The required output consists solely of the lines from the one containing "Rebuild this diagram" down to the one containing "A HAS é uma", both included, each quoted exactly.
____________
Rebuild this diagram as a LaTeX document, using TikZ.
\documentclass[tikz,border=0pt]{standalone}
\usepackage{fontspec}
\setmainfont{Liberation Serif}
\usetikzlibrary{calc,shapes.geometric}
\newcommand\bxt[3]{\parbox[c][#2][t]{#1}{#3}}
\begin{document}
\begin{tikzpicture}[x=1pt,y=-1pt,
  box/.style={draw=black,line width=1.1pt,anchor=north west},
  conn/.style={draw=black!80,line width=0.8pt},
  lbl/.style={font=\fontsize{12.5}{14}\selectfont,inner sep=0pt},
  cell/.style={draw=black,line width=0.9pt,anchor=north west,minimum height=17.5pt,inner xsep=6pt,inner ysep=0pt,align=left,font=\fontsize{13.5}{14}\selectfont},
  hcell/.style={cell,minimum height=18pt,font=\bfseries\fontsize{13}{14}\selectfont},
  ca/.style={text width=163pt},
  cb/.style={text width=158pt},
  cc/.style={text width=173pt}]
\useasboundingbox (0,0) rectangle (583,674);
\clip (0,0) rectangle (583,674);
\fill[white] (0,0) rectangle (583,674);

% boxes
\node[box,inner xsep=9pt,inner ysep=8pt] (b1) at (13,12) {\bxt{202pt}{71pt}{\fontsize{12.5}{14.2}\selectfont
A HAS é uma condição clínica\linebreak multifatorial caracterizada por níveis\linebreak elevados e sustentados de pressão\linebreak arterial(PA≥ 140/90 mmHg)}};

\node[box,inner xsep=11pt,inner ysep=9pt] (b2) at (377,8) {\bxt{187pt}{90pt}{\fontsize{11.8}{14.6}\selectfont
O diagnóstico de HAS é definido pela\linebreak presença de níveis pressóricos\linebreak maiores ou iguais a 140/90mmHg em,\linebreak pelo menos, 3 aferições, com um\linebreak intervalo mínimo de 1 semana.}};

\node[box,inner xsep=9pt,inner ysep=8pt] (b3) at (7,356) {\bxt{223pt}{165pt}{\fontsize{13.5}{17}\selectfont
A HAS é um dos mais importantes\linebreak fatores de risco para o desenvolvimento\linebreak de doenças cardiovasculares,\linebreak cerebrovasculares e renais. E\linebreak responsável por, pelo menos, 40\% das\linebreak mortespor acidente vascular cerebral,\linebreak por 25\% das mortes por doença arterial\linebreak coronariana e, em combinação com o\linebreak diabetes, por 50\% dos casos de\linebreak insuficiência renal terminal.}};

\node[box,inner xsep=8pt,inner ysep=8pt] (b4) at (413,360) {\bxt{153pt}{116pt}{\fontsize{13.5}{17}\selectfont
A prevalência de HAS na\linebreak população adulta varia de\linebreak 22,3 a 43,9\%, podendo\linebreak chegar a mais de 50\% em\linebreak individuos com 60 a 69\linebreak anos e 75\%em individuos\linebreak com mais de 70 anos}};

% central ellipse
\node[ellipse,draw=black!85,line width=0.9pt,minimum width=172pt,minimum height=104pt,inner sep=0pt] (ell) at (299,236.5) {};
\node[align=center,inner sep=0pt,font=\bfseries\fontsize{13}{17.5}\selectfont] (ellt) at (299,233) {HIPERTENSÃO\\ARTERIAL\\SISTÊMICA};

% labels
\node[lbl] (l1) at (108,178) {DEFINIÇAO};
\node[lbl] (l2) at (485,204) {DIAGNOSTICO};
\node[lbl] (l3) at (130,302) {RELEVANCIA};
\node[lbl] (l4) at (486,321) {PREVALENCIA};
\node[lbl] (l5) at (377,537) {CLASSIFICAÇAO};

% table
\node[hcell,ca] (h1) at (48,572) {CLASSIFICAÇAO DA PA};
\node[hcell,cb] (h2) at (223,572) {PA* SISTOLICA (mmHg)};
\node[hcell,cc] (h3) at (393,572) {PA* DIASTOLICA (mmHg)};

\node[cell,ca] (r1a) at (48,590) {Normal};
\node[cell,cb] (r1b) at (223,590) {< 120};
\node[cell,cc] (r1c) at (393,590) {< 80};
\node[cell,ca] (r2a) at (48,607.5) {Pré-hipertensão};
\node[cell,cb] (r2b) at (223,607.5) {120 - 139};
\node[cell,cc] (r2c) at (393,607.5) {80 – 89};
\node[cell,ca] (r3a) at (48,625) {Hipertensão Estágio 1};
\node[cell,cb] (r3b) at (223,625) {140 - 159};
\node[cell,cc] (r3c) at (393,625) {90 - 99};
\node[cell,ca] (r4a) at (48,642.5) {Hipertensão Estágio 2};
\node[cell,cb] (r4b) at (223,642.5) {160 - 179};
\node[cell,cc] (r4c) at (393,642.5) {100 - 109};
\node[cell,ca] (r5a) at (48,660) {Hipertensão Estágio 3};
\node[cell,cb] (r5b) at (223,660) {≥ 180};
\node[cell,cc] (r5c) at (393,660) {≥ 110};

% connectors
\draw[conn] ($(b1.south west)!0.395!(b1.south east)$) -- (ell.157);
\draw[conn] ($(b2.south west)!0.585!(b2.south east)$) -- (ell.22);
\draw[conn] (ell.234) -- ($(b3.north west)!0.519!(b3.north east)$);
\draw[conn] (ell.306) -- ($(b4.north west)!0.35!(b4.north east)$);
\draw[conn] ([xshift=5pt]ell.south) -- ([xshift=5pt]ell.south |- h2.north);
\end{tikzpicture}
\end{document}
____________
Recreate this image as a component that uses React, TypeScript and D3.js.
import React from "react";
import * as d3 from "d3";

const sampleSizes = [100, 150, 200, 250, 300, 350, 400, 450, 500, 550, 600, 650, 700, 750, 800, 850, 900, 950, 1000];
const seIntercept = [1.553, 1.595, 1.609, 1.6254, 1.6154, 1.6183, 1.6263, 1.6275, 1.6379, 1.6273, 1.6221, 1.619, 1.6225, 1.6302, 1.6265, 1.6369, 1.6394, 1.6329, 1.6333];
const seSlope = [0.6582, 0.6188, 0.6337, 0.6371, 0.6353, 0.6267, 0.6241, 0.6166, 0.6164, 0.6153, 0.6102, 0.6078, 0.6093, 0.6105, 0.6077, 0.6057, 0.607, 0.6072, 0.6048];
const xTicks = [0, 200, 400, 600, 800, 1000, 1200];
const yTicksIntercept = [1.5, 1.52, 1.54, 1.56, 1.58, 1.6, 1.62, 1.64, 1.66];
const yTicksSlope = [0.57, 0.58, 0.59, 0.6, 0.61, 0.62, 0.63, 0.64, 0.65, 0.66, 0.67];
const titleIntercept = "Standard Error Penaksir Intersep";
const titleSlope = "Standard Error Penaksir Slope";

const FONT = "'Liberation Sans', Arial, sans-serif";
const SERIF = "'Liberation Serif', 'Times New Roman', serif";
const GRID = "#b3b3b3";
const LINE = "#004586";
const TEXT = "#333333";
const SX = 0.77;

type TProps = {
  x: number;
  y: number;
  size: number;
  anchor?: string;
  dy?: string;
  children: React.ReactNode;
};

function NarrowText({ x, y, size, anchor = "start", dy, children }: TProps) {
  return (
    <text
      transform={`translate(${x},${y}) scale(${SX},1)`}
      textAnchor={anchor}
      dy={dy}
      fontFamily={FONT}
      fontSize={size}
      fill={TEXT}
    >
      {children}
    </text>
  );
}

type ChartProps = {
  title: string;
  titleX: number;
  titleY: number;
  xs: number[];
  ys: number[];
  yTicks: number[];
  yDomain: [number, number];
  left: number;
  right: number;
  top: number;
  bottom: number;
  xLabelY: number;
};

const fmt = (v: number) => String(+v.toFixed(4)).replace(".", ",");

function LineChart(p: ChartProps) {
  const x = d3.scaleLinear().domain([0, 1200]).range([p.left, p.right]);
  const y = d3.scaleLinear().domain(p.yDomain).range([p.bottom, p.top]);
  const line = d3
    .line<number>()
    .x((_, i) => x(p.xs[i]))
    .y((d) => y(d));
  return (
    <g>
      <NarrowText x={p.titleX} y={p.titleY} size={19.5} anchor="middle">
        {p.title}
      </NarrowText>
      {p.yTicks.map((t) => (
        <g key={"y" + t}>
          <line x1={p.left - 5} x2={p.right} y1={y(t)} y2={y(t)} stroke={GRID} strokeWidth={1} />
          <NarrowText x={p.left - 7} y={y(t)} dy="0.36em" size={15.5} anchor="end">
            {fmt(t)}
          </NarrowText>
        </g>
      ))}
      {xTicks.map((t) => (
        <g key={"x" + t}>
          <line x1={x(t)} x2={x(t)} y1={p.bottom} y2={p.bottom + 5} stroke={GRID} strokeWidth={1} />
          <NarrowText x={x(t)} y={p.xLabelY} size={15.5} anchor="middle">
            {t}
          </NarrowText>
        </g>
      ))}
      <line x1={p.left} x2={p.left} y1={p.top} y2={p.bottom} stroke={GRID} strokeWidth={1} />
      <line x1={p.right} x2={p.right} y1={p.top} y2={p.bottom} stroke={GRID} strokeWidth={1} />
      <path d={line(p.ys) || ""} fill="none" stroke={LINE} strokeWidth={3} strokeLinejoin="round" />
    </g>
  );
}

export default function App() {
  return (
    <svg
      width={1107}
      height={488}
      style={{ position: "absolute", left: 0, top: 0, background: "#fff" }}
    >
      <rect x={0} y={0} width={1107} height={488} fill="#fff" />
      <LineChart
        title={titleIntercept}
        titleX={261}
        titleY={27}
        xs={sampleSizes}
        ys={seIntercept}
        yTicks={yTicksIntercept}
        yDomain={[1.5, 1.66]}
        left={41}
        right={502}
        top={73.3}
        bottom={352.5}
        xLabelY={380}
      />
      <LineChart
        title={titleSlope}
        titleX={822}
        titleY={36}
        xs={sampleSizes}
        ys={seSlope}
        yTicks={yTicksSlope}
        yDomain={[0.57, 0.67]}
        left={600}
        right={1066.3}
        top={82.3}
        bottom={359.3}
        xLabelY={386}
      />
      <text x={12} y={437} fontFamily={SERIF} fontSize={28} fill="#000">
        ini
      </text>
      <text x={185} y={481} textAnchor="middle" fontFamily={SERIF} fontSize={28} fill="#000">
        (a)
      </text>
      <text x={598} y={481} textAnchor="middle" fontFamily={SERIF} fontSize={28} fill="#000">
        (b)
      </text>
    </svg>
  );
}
____________
[Exercise result]
Rebuild this diagram as a LaTeX document, using TikZ.
\documentclass[tikz,border=0pt]{standalone}
\usepackage{fontspec}
\setmainfont{Liberation Serif}
\usetikzlibrary{calc,shapes.geometric}
\newcommand\bxt[3]{\parbox[c][#2][t]{#1}{#3}}
\begin{document}
\begin{tikzpicture}[x=1pt,y=-1pt,
  box/.style={draw=black,line width=1.1pt,anchor=north west},
  conn/.style={draw=black!80,line width=0.8pt},
  lbl/.style={font=\fontsize{12.5}{14}\selectfont,inner sep=0pt},
  cell/.style={draw=black,line width=0.9pt,anchor=north west,minimum height=17.5pt,inner xsep=6pt,inner ysep=0pt,align=left,font=\fontsize{13.5}{14}\selectfont},
  hcell/.style={cell,minimum height=18pt,font=\bfseries\fontsize{13}{14}\selectfont},
  ca/.style={text width=163pt},
  cb/.style={text width=158pt},
  cc/.style={text width=173pt}]
\useasboundingbox (0,0) rectangle (583,674);
\clip (0,0) rectangle (583,674);
\fill[white] (0,0) rectangle (583,674);

% boxes
\node[box,inner xsep=9pt,inner ysep=8pt] (b1) at (13,12) {\bxt{202pt}{71pt}{\fontsize{12.5}{14.2}\selectfont
A HAS é uma condição clínica\linebreak multifatorial caracterizada por níveis\linebreak elevados e sustentados de pressão\linebreak arterial(PA≥ 140/90 mmHg)}};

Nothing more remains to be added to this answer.